* Task objective *
Copy out, exactly and without additions, the lines from the one that contains "Give me the D3.js source for this chart." to the one that contains "0.126, 0.113, 0.106];", both ends included.

----- Stored records

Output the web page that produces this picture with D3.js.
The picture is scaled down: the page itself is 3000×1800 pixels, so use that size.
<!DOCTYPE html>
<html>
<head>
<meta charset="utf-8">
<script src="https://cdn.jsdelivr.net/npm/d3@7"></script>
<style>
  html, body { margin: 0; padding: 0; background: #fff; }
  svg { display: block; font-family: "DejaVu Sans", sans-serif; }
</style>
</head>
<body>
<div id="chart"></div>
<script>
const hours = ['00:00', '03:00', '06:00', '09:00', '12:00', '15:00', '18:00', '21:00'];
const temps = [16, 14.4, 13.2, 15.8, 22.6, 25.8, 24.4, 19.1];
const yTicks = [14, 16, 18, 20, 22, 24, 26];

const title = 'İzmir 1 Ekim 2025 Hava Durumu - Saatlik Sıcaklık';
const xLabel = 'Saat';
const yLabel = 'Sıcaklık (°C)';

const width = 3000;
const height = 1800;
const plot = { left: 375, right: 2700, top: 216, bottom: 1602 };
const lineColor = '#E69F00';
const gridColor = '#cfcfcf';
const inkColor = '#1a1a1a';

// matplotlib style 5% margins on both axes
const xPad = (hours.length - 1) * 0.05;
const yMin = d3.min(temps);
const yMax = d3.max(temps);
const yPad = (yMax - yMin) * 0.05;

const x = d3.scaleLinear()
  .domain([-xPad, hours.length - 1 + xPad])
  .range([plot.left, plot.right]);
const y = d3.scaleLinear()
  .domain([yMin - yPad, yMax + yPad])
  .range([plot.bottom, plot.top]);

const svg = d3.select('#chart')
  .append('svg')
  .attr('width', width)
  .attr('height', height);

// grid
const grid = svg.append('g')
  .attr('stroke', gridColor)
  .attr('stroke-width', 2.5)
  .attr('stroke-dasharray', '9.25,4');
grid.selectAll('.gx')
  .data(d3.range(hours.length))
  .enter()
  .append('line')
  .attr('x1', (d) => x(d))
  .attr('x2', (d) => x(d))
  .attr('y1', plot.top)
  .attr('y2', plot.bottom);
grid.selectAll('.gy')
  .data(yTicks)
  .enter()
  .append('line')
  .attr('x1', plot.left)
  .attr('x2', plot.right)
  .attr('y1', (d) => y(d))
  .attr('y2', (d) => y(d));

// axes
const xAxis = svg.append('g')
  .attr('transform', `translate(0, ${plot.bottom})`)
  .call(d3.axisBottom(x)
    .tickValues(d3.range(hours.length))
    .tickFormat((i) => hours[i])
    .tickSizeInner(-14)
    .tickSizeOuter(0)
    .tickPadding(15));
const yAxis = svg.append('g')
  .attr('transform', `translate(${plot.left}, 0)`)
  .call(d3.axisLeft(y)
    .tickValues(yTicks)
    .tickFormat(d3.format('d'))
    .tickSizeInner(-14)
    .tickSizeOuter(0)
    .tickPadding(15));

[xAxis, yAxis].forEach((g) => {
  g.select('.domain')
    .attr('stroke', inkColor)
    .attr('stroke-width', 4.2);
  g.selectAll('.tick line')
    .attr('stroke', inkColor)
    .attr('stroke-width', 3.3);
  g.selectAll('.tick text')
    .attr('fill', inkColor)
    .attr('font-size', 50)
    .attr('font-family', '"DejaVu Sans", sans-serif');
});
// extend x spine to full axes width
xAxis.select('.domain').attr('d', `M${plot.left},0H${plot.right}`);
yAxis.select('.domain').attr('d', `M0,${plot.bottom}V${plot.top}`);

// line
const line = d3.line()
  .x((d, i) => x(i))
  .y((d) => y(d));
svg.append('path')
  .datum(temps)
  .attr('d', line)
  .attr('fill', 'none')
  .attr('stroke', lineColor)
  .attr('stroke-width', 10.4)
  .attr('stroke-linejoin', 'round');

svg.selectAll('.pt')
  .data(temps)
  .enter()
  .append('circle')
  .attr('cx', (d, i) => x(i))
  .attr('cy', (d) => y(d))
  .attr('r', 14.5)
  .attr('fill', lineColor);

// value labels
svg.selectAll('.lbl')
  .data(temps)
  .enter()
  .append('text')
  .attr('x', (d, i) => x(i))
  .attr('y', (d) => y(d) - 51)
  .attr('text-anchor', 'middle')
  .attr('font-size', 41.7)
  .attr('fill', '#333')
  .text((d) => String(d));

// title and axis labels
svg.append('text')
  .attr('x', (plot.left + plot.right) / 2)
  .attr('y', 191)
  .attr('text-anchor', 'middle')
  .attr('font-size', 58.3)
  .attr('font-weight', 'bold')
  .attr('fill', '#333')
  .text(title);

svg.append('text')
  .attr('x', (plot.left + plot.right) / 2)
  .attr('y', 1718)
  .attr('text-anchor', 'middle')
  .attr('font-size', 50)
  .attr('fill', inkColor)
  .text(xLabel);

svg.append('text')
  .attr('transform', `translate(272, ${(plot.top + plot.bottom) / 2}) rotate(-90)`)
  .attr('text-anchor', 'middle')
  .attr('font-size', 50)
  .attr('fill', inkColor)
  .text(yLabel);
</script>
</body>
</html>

----------
----- Stored records

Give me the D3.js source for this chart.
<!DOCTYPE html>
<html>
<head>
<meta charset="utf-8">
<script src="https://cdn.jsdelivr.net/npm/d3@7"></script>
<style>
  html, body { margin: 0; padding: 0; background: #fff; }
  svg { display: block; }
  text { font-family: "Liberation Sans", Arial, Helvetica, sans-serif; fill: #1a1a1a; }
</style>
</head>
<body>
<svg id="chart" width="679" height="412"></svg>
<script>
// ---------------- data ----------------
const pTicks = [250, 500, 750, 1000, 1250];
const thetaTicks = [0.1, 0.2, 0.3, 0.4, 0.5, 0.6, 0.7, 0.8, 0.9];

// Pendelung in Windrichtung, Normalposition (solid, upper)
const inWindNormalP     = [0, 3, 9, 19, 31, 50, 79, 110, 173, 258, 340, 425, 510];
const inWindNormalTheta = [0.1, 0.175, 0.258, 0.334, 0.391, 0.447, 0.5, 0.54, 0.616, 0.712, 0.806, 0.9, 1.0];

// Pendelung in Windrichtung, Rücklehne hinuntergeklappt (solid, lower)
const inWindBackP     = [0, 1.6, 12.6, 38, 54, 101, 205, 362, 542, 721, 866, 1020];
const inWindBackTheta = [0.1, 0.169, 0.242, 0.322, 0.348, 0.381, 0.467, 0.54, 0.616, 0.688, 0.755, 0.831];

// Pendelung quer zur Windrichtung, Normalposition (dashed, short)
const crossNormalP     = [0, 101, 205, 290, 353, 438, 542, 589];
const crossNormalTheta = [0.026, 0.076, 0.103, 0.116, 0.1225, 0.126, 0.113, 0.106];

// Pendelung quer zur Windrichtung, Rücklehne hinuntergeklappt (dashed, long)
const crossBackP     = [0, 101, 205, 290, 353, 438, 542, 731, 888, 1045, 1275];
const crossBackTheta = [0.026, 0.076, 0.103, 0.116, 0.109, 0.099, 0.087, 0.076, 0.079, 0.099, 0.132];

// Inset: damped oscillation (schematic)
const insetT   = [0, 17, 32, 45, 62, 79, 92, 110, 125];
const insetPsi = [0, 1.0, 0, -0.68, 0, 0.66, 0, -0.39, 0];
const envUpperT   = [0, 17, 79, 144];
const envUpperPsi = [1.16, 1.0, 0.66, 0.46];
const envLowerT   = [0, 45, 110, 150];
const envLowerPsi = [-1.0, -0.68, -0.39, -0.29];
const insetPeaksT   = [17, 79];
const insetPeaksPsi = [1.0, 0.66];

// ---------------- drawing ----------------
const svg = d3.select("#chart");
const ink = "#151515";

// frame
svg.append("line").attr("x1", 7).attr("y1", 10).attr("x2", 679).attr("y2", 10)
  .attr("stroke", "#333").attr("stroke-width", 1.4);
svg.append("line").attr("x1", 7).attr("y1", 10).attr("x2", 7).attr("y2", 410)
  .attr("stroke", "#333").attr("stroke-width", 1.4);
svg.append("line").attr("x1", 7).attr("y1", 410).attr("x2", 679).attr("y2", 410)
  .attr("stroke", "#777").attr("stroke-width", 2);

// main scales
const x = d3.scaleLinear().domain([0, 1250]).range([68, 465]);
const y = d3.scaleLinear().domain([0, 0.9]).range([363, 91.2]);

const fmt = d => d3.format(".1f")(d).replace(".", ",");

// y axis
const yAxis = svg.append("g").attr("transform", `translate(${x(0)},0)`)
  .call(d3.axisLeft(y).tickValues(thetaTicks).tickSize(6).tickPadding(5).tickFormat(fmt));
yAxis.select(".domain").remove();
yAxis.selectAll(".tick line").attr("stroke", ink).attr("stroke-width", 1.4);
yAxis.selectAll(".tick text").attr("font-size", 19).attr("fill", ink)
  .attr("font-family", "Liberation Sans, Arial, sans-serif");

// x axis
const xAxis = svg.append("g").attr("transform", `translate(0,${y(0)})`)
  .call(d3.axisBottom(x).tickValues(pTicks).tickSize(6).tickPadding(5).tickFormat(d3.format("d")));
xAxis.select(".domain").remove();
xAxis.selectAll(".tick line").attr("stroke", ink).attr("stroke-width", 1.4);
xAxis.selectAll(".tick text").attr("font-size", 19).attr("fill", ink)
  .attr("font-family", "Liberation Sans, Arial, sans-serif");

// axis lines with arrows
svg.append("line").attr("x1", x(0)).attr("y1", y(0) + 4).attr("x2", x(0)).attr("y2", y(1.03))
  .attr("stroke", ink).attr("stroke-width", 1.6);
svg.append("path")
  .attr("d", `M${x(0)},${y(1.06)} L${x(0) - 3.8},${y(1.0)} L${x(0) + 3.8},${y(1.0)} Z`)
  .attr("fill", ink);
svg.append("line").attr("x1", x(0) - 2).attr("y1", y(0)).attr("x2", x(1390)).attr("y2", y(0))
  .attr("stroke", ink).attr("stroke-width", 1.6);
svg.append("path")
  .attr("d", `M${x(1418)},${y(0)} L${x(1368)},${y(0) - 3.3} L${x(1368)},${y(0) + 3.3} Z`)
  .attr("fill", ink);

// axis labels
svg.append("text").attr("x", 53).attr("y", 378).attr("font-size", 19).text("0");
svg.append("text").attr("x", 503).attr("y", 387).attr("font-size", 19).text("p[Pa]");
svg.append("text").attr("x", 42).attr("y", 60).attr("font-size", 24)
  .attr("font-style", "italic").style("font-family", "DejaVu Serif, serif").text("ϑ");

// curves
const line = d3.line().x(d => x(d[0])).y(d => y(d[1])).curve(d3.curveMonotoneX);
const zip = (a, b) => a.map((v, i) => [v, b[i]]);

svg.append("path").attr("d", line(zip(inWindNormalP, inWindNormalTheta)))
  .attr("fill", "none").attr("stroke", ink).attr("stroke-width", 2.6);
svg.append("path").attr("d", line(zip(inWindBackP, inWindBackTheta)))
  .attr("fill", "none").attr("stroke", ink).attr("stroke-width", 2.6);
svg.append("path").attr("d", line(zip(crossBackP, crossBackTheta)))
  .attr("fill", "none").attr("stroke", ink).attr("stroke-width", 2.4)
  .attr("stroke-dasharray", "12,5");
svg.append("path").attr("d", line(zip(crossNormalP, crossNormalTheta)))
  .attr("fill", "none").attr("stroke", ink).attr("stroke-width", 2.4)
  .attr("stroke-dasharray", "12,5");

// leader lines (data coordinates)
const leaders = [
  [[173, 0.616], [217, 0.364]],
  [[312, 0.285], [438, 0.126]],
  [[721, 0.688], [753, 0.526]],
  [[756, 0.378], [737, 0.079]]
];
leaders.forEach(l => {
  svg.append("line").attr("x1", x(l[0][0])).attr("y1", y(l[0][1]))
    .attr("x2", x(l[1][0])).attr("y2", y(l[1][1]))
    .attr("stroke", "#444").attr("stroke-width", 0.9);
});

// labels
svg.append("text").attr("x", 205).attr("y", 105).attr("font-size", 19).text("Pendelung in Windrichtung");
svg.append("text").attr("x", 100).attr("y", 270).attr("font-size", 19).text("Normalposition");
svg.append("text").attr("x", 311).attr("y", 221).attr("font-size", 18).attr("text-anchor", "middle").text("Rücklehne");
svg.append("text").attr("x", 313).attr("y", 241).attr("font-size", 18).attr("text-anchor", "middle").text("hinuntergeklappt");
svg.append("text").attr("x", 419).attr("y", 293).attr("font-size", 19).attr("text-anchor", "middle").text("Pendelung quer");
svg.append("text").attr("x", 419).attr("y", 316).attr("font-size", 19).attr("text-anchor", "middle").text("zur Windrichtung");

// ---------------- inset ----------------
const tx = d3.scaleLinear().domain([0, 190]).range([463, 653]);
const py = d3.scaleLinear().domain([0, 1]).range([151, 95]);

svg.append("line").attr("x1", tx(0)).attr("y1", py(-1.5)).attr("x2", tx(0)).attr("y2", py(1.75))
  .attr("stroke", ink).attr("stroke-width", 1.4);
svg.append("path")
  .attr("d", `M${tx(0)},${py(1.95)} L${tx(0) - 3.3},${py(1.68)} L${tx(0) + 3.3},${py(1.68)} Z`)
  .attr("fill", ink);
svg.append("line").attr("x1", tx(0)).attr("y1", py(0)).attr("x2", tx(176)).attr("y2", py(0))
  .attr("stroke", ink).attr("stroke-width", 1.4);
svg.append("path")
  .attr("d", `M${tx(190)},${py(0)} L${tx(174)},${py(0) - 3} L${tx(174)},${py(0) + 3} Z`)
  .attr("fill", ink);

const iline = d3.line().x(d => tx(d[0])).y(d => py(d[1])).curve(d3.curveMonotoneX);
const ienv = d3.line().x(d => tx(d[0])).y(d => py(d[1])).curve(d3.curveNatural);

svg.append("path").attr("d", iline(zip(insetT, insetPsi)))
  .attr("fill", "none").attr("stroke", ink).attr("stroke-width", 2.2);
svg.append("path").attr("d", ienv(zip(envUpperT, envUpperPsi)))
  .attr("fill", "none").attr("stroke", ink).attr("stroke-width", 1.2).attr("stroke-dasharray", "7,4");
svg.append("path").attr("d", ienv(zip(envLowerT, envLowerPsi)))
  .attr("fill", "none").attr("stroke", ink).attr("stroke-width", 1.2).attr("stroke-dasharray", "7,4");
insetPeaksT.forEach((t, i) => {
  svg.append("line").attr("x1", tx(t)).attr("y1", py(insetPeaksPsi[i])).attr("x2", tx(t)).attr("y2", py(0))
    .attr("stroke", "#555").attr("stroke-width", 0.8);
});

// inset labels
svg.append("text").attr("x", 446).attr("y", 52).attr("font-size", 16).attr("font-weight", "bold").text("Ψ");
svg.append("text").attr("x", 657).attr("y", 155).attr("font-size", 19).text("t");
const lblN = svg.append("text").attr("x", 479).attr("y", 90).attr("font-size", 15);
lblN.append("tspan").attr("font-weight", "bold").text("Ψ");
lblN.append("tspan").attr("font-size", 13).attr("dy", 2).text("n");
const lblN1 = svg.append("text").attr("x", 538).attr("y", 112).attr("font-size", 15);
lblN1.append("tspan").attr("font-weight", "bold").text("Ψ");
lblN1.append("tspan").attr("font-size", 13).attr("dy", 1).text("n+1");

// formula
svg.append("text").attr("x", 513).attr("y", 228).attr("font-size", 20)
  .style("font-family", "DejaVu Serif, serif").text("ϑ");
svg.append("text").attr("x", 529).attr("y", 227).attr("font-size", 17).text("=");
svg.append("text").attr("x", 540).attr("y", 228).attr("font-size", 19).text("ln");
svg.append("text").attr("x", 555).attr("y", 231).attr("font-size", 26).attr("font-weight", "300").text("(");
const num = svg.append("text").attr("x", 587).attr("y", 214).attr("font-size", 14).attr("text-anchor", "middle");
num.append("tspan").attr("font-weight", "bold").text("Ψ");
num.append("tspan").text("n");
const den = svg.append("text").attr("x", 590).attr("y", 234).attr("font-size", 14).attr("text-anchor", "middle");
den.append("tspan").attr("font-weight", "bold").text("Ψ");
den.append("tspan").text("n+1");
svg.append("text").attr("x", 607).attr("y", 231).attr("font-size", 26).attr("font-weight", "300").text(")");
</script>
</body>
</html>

----------
----- Stored records

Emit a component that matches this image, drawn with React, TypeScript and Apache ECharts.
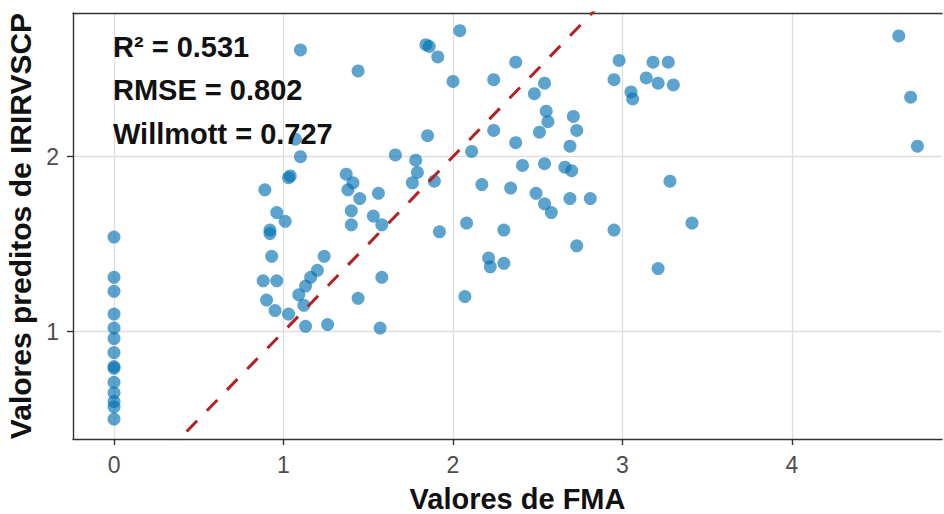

----------

* Answer for the task *
Give me the D3.js source for this chart.
<!DOCTYPE html>
<html>
<head>
<meta charset="utf-8">
<script src="https://cdn.jsdelivr.net/npm/d3@7"></script>
<style>
  html, body { margin: 0; padding: 0; background: #fff; }
  svg { display: block; }
  text { font-family: "Liberation Sans", Arial, Helvetica, sans-serif; fill: #1a1a1a; }
</style>
</head>
<body>
<svg id="chart" width="679" height="412"></svg>
<script>
// ---------------- data ----------------
const pTicks = [250, 500, 750, 1000, 1250];
const thetaTicks = [0.1, 0.2, 0.3, 0.4, 0.5, 0.6, 0.7, 0.8, 0.9];

// Pendelung in Windrichtung, Normalposition (solid, upper)
const inWindNormalP     = [0, 3, 9, 19, 31, 50, 79, 110, 173, 258, 340, 425, 510];
const inWindNormalTheta = [0.1, 0.175, 0.258, 0.334, 0.391, 0.447, 0.5, 0.54, 0.616, 0.712, 0.806, 0.9, 1.0];

// Pendelung in Windrichtung, Rücklehne hinuntergeklappt (solid, lower)
const inWindBackP     = [0, 1.6, 12.6, 38, 54, 101, 205, 362, 542, 721, 866, 1020];
const inWindBackTheta = [0.1, 0.169, 0.242, 0.322, 0.348, 0.381, 0.467, 0.54, 0.616, 0.688, 0.755, 0.831];

// Pendelung quer zur Windrichtung, Normalposition (dashed, short)
const crossNormalP     = [0, 101, 205, 290, 353, 438, 542, 589];
const crossNormalTheta = [0.026, 0.076, 0.103, 0.116, 0.1225, 0.126, 0.113, 0.106];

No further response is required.